Case Study

Open Lakehouse Starter

A small-team lakehouse stack with dlt, dbt, Superset, and MinIO.

Starter platform Python Lakehouse dlt dbt Superset
Open Lakehouse Starter screenshot

System anatomy

  1. Inputs

    • Source APIs (via dlt)
    • Raw object storage
    • dbt model definitions
    • Local credentials
  2. Core

    • dlt ingestion
    • dbt transformations
    • Superset dashboards
    • MinIO S3-compatible storage
  3. Outputs

    • Staged + marted tables
    • Live dashboards
    • Local lakehouse stack
    • Compose-up reproducibility
Constraints
  • Small-team scale
  • Replaceable components
  • No platform team required
  • S3-compatible by default

Why it exists

Small teams often need a usable lakehouse before they need platform complexity, so the real challenge is choosing a stack that starts light without painting the team into a corner.
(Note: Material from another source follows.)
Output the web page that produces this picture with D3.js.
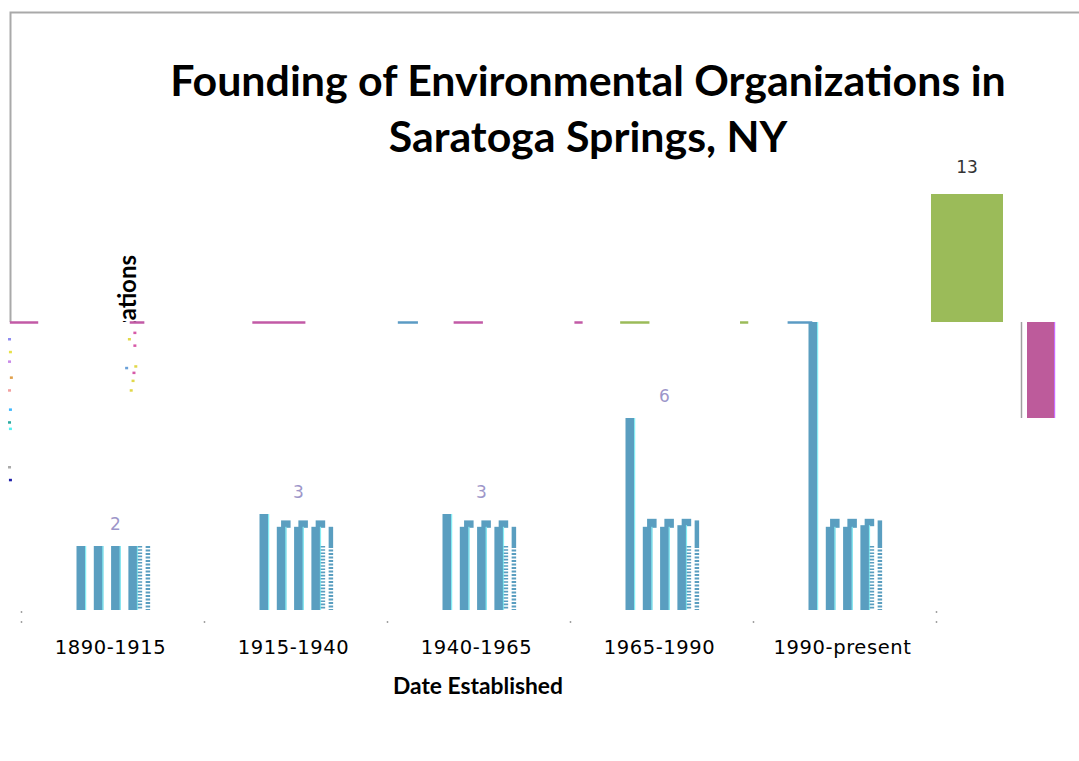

This starter exists for the moment before a team has a full platform group: they still need ingestion, transformations, dashboards, and object storage, but they need them in a shape that can be understood and replaced piece by piece.

Technical center

The project combines dlt ingestion, dbt transformations, Superset dashboards, and MinIO-backed object storage into a setup that is intentionally simple to start and expandable later. Each component has a clear job: dlt moves data in, dbt makes transformations explicit, Superset gives immediate analytical feedback, and MinIO keeps the storage path close to S3-compatible production patterns.

Current proof points

The repo already contains the first real artifact set: a published screenshot, a runnable compose stack, an example dlt API pipeline, staged dbt models, and local credentials for MinIO and Superset that make the small-team bootstrap path concrete rather than aspirational. The important next pressure is documentation and examples that show how a small starter can grow toward stronger catalog, quality, and cost controls without losing its plain local setup.